What this task involves | Extract the lines from the start through the line that holds "const GPX3_SIG_STAR_Y = [129,150,199];", both included, omitting all images.

Information shown |

-----

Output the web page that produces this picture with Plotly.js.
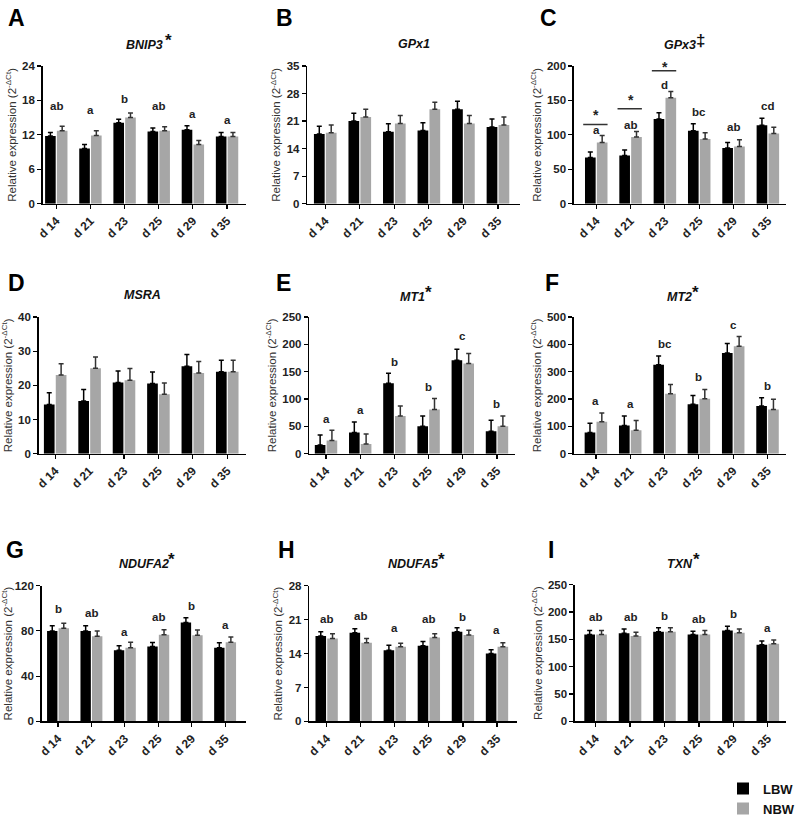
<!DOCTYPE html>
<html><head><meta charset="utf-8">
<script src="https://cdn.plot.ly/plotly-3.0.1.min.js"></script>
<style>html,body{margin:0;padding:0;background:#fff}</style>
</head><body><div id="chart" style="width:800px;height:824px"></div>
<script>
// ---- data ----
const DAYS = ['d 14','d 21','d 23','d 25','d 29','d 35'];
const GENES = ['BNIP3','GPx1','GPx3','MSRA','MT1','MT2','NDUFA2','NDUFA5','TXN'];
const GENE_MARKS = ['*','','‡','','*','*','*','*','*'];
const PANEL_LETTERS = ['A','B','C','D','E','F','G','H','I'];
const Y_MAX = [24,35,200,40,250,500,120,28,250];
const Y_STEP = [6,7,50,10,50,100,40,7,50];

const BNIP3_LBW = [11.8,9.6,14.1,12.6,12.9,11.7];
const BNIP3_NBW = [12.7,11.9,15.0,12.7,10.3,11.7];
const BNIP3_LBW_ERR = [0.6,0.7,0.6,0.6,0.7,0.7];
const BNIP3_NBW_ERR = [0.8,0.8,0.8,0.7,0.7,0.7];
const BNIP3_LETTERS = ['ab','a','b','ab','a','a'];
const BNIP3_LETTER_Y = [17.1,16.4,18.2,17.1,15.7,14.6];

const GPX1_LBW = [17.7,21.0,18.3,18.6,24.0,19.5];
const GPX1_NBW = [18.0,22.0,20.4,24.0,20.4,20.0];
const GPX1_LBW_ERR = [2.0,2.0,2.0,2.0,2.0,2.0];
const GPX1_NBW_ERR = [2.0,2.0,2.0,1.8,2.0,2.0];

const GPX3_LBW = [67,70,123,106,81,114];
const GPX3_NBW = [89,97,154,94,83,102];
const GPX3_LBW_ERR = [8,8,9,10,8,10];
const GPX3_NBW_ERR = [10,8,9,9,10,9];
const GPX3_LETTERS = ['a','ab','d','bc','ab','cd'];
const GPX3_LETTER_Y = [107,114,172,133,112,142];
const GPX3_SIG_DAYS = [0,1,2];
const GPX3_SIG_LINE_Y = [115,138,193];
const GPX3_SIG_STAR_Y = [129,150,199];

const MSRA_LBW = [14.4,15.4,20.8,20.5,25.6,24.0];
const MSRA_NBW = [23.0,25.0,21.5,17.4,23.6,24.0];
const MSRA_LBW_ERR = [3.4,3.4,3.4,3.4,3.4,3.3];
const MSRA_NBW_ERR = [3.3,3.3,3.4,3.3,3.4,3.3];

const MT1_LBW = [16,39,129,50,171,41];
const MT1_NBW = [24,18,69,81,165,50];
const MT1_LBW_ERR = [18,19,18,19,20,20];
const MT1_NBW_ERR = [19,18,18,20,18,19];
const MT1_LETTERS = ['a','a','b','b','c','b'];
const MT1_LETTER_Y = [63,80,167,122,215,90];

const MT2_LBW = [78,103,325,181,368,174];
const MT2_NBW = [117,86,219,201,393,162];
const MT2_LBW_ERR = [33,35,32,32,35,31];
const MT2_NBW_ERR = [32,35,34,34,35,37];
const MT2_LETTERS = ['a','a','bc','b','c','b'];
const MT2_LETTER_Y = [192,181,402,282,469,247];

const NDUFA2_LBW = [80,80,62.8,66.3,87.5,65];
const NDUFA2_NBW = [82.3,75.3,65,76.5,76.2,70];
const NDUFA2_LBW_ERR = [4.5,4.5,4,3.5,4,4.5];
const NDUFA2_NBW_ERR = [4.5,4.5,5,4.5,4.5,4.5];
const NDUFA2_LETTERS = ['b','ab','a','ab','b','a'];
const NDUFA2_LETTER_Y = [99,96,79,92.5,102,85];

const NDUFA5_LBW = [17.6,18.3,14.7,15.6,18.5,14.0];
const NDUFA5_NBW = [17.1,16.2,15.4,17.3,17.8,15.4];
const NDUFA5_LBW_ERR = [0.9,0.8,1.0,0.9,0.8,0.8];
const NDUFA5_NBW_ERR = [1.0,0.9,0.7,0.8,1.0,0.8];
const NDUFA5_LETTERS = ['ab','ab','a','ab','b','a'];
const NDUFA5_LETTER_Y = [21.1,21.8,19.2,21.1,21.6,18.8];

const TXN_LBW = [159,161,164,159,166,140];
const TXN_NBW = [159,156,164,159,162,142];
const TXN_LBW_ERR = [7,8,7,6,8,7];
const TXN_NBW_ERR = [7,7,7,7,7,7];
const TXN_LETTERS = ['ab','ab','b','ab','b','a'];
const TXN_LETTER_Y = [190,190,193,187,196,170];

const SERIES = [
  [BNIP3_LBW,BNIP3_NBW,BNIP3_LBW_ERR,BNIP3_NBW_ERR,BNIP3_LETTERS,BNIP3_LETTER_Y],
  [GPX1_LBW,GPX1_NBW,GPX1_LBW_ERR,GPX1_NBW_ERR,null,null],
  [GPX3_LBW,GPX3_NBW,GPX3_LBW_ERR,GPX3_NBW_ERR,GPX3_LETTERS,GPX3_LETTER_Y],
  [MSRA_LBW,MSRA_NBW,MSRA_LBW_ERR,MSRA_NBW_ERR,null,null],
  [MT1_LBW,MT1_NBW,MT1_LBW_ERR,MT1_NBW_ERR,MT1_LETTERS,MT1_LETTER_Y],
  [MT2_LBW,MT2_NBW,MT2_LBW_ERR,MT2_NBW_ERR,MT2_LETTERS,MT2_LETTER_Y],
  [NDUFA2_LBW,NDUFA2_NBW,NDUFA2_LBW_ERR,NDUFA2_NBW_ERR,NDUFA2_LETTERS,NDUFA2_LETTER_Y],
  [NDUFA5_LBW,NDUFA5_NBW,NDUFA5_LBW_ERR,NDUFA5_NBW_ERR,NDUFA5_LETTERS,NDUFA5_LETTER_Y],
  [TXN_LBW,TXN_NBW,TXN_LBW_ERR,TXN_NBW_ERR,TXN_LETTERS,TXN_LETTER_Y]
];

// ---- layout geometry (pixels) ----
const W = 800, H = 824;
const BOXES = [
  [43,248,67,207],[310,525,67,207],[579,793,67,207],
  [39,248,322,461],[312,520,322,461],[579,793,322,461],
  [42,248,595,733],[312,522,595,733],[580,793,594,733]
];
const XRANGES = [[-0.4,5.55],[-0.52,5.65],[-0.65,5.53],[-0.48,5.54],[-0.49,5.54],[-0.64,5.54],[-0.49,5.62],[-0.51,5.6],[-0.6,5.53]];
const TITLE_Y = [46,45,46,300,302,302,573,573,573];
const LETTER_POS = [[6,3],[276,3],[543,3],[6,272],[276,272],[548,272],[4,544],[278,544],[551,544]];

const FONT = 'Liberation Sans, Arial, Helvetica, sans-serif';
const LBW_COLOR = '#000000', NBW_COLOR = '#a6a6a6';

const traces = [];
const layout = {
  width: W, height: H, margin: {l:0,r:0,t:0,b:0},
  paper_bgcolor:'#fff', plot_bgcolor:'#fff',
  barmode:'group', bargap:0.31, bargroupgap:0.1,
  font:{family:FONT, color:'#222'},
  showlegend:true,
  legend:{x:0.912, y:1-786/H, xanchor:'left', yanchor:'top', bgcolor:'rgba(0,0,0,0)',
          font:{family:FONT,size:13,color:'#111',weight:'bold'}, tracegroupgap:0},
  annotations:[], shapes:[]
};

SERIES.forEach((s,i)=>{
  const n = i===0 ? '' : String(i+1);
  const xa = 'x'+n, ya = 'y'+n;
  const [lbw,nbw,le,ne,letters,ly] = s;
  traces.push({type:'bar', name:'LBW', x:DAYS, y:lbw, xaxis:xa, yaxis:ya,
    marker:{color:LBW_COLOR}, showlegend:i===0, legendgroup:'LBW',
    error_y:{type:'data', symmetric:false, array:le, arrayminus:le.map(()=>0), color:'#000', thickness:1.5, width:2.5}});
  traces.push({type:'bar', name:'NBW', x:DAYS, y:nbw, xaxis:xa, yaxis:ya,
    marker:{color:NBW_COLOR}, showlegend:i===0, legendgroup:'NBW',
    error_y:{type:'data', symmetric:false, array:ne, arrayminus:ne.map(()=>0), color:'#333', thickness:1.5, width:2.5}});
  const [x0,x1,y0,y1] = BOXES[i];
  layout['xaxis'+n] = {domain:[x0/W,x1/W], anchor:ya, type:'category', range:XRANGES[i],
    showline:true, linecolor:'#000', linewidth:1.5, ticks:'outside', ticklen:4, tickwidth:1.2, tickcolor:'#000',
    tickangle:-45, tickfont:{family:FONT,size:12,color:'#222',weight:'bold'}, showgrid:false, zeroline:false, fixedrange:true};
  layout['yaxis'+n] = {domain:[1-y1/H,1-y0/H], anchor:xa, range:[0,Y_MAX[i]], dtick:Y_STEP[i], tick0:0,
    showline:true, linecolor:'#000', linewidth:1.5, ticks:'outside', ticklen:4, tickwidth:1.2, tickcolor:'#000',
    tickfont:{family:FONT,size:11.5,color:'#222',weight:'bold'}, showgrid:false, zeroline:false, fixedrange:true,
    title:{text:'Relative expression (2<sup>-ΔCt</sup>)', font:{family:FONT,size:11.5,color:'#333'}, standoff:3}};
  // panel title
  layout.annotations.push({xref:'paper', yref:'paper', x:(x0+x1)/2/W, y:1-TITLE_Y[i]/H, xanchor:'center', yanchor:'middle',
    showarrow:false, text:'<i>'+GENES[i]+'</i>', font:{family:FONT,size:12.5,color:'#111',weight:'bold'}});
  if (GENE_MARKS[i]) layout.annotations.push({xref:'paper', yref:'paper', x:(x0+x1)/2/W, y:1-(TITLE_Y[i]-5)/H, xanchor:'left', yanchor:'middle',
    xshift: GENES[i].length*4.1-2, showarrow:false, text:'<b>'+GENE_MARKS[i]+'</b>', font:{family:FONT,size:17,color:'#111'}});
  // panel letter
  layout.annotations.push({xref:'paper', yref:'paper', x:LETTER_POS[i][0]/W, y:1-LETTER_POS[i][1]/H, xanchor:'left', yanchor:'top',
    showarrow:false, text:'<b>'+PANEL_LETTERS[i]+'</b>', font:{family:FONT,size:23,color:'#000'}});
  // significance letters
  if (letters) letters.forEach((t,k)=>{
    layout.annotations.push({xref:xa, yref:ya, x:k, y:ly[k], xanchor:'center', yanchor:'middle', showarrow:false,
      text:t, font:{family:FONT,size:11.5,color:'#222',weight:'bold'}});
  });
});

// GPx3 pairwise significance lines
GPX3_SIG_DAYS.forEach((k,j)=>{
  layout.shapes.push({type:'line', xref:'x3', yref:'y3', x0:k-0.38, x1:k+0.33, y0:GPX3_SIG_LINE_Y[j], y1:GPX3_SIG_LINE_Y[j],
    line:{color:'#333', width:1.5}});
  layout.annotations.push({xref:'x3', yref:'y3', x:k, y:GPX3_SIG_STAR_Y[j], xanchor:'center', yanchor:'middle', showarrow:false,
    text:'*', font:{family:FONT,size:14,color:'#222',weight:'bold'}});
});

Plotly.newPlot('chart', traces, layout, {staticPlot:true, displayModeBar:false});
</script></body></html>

-----

The answer |
Output the web page that produces this picture with Plotly.js.
<!DOCTYPE html>
<html><head><meta charset="utf-8">
<script src="https://cdn.plot.ly/plotly-3.0.1.min.js"></script>
<style>html,body{margin:0;padding:0;background:#fff}</style>
</head><body><div id="chart" style="width:800px;height:824px"></div>
<script>
// ---- data ----
const DAYS = ['d 14','d 21','d 23','d 25','d 29','d 35'];
const GENES = ['BNIP3','GPx1','GPx3','MSRA','MT1','MT2','NDUFA2','NDUFA5','TXN'];
const GENE_MARKS = ['*','','‡','','*','*','*','*','*'];
const PANEL_LETTERS = ['A','B','C','D','E','F','G','H','I'];
const Y_MAX = [24,35,200,40,250,500,120,28,250];
const Y_STEP = [6,7,50,10,50,100,40,7,50];

const BNIP3_LBW = [11.8,9.6,14.1,12.6,12.9,11.7];
const BNIP3_NBW = [12.7,11.9,15.0,12.7,10.3,11.7];
const BNIP3_LBW_ERR = [0.6,0.7,0.6,0.6,0.7,0.7];
const BNIP3_NBW_ERR = [0.8,0.8,0.8,0.7,0.7,0.7];
const BNIP3_LETTERS = ['ab','a','b','ab','a','a'];
const BNIP3_LETTER_Y = [17.1,16.4,18.2,17.1,15.7,14.6];

const GPX1_LBW = [17.7,21.0,18.3,18.6,24.0,19.5];
const GPX1_NBW = [18.0,22.0,20.4,24.0,20.4,20.0];
const GPX1_LBW_ERR = [2.0,2.0,2.0,2.0,2.0,2.0];
const GPX1_NBW_ERR = [2.0,2.0,2.0,1.8,2.0,2.0];

const GPX3_LBW = [67,70,123,106,81,114];
const GPX3_NBW = [89,97,154,94,83,102];
const GPX3_LBW_ERR = [8,8,9,10,8,10];
const GPX3_NBW_ERR = [10,8,9,9,10,9];
const GPX3_LETTERS = ['a','ab','d','bc','ab','cd'];
const GPX3_LETTER_Y = [107,114,172,133,112,142];
const GPX3_SIG_DAYS = [0,1,2];
const GPX3_SIG_LINE_Y = [115,138,193];
const GPX3_SIG_STAR_Y = [129,150,199];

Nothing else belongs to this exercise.